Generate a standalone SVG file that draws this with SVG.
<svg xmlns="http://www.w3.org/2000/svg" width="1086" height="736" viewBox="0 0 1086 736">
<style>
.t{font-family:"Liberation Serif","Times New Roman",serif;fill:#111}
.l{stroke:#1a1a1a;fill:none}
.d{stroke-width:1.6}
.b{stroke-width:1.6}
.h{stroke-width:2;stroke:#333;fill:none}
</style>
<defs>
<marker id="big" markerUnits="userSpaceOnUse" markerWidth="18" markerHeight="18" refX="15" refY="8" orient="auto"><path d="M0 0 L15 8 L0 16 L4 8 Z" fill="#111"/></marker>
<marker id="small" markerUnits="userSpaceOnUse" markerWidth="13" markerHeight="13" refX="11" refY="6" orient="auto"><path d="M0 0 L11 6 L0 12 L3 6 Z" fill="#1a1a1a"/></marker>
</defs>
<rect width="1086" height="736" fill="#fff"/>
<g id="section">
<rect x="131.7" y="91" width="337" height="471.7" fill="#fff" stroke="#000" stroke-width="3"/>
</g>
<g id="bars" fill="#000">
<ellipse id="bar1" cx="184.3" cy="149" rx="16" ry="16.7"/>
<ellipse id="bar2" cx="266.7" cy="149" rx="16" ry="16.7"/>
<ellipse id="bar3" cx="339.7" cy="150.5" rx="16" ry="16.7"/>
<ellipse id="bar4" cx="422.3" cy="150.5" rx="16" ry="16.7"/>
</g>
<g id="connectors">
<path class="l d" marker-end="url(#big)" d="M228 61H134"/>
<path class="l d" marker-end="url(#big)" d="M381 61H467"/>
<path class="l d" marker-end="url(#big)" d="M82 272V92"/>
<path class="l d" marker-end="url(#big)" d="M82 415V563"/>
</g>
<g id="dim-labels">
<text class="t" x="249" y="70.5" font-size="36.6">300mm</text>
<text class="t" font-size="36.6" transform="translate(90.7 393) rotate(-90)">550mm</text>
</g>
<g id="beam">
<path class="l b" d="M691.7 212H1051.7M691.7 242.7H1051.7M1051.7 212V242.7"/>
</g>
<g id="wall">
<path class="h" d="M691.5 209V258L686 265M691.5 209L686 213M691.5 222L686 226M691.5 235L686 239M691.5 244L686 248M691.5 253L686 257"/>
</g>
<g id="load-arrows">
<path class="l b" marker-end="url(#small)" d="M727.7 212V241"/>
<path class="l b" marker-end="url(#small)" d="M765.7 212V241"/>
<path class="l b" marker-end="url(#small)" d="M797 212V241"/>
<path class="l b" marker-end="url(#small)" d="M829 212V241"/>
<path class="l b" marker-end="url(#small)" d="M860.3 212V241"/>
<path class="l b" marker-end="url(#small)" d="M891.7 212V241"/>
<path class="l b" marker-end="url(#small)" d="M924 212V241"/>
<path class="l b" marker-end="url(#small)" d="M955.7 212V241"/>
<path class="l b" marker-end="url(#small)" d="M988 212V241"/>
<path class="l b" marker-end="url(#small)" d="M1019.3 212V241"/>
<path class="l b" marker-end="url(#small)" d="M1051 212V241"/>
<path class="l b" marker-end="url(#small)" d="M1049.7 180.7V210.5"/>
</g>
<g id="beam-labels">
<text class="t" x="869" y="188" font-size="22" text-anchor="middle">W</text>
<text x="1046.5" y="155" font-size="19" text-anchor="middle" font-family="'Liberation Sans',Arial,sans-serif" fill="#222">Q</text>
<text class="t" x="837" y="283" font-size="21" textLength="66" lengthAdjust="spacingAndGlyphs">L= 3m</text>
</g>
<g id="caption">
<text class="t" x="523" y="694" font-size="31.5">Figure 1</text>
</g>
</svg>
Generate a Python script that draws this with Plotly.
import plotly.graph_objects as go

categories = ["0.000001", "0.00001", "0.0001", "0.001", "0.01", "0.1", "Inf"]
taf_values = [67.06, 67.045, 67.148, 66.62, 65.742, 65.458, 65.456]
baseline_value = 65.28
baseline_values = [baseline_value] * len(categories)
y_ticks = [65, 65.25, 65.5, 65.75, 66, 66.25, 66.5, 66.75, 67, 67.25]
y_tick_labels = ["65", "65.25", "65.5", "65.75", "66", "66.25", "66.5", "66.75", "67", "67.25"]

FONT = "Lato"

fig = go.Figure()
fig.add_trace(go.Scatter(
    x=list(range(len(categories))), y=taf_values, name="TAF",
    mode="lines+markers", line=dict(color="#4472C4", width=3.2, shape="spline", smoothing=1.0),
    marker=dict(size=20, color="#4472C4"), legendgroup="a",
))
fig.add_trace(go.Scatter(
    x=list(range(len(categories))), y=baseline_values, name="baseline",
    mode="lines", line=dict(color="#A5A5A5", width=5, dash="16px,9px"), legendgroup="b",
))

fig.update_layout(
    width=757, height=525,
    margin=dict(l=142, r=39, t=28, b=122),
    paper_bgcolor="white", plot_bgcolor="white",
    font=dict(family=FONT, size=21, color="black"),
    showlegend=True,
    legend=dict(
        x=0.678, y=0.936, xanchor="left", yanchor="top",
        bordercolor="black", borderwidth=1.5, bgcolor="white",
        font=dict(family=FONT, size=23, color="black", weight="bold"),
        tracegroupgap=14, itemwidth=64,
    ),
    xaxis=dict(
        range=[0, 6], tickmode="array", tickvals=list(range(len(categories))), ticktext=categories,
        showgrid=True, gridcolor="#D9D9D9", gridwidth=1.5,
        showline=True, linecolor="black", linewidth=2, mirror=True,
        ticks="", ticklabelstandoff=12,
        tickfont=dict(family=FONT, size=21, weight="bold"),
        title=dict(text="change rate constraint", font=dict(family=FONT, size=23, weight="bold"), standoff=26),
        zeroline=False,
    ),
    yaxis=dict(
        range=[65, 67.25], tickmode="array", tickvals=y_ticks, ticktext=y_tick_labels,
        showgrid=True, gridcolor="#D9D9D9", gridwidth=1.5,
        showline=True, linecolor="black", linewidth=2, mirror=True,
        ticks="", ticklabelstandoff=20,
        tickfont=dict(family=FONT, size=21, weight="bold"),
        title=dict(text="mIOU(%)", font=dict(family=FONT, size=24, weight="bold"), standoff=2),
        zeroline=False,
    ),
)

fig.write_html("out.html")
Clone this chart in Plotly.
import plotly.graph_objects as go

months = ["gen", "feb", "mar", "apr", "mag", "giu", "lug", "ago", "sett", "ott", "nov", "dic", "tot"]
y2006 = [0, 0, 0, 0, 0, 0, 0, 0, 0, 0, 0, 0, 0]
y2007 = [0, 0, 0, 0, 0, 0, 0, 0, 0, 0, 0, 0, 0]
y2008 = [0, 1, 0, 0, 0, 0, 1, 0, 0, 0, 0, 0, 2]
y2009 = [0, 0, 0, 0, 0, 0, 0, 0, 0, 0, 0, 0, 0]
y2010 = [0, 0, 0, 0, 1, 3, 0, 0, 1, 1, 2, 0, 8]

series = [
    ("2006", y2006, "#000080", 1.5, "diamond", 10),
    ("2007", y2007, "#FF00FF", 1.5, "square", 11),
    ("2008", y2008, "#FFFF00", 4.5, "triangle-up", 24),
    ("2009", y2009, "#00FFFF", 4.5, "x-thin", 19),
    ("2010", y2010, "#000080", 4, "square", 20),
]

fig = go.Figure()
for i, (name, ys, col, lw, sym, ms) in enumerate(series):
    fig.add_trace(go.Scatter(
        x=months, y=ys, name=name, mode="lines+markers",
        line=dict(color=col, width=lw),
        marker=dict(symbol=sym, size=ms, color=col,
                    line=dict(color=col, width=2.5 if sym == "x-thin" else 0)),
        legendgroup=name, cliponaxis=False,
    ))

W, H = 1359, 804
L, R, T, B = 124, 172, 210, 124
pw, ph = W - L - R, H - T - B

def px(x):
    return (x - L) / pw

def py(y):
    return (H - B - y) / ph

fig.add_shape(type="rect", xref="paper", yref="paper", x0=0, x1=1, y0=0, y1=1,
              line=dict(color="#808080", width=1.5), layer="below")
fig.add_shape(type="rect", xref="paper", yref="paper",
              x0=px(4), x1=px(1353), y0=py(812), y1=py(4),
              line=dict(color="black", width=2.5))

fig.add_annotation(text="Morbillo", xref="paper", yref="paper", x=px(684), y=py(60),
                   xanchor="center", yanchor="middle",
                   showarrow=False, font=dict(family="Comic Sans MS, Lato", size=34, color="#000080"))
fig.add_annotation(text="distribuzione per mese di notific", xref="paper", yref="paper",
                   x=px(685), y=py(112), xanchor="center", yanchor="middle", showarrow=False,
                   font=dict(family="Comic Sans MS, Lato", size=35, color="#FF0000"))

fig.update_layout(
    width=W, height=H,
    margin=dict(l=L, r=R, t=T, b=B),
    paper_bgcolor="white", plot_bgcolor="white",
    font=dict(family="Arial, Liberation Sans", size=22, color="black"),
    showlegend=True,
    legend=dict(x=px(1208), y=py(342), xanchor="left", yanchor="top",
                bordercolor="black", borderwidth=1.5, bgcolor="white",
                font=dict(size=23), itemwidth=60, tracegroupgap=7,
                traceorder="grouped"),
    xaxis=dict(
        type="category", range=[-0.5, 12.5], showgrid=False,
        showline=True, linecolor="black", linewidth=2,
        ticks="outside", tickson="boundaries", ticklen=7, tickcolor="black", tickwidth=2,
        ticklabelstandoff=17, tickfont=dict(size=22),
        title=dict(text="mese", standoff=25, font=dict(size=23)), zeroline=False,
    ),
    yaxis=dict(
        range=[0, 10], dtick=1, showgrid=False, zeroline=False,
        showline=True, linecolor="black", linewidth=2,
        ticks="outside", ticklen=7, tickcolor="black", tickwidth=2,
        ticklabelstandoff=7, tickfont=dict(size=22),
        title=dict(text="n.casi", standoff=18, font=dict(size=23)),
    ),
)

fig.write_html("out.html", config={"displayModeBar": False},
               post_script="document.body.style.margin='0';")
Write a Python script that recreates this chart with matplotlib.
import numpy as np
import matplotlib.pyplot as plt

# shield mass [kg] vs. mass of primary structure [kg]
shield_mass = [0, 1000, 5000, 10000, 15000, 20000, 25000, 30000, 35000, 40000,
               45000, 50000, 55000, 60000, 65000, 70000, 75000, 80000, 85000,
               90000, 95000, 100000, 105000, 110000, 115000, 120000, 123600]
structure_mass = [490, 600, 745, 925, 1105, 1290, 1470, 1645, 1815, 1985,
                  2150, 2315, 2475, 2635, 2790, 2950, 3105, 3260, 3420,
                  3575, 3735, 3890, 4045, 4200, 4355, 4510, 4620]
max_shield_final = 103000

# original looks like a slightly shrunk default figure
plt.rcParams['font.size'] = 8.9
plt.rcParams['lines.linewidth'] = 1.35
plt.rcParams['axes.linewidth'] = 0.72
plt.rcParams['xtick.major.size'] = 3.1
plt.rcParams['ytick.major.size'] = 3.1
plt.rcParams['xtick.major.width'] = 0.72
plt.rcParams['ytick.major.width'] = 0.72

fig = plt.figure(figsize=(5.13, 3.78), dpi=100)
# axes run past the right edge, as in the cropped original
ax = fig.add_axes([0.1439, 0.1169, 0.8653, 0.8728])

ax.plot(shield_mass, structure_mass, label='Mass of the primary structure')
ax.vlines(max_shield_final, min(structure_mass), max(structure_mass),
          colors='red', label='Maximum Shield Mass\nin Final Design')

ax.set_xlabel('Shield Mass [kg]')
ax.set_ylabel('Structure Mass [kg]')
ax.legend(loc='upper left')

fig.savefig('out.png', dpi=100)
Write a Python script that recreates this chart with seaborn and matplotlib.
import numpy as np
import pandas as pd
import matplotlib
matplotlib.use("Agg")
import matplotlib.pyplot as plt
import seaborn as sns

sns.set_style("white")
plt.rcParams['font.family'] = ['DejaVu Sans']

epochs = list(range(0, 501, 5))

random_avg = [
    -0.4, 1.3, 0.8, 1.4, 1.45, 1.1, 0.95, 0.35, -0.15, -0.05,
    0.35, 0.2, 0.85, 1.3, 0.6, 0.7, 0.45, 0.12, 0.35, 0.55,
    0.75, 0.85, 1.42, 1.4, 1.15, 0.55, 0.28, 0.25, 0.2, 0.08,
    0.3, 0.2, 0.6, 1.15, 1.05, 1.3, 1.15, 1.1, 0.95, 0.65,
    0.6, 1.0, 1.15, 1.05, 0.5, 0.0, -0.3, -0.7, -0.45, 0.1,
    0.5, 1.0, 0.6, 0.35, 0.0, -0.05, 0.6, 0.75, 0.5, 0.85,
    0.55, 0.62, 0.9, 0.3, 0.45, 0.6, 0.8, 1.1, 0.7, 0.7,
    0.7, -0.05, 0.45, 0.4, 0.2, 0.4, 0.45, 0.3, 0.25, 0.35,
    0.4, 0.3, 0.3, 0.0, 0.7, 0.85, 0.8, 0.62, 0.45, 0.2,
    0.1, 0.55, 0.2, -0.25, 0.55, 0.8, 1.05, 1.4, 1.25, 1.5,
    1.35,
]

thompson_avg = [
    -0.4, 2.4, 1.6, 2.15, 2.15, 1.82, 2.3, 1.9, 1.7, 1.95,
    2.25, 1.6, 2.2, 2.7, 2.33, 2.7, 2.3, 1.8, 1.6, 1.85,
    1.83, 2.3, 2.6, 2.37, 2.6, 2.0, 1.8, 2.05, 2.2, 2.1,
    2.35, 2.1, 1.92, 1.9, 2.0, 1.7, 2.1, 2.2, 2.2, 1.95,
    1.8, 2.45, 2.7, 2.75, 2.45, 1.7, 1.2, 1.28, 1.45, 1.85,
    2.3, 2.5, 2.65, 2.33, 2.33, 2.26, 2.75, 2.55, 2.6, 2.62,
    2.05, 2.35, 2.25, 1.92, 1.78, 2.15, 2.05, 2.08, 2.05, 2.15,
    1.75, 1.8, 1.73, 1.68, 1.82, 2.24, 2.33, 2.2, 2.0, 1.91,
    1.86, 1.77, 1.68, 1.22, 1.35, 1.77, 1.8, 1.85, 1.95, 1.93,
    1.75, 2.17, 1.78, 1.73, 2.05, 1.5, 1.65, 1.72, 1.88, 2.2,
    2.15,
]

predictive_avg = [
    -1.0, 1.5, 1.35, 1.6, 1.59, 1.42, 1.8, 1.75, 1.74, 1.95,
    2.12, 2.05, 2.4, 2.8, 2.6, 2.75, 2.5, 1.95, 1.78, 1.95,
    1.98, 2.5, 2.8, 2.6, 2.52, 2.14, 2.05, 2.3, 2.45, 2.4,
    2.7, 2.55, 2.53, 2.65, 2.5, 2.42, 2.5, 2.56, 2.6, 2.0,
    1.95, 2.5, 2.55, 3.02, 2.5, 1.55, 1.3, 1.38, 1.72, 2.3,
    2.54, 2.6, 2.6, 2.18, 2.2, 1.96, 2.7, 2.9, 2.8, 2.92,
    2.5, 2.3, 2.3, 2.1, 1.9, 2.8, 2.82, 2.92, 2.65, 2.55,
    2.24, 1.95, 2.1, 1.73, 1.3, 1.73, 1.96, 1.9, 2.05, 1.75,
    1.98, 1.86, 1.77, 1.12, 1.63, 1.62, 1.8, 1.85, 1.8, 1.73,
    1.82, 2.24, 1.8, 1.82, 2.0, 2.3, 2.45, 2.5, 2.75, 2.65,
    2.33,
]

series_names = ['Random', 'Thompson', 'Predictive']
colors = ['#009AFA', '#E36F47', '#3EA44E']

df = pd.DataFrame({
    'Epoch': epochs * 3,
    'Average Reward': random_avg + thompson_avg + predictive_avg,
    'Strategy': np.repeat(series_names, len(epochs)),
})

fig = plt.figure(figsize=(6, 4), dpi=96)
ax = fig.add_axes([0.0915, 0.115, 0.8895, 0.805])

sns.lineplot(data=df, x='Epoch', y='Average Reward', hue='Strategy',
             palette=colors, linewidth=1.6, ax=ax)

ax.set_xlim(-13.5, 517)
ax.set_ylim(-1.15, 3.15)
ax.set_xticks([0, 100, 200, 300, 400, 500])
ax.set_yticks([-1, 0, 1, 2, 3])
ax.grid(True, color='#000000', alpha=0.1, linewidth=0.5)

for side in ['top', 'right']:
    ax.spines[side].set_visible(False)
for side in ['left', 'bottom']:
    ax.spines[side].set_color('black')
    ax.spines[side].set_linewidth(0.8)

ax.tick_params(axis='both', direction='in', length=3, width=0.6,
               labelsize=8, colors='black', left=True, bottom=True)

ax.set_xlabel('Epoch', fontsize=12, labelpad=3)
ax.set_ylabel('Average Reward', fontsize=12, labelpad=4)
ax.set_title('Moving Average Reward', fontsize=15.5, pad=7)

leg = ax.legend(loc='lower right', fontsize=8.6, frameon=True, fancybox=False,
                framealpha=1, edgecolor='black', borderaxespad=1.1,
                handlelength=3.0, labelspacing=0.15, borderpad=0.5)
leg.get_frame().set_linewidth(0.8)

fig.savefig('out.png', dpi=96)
——————————
## What is being asked
Search the data for the string "seaborn" and copy each line where it appears.

## Final answer
Write a Python script that recreates this chart with seaborn and matplotlib.
import seaborn as sns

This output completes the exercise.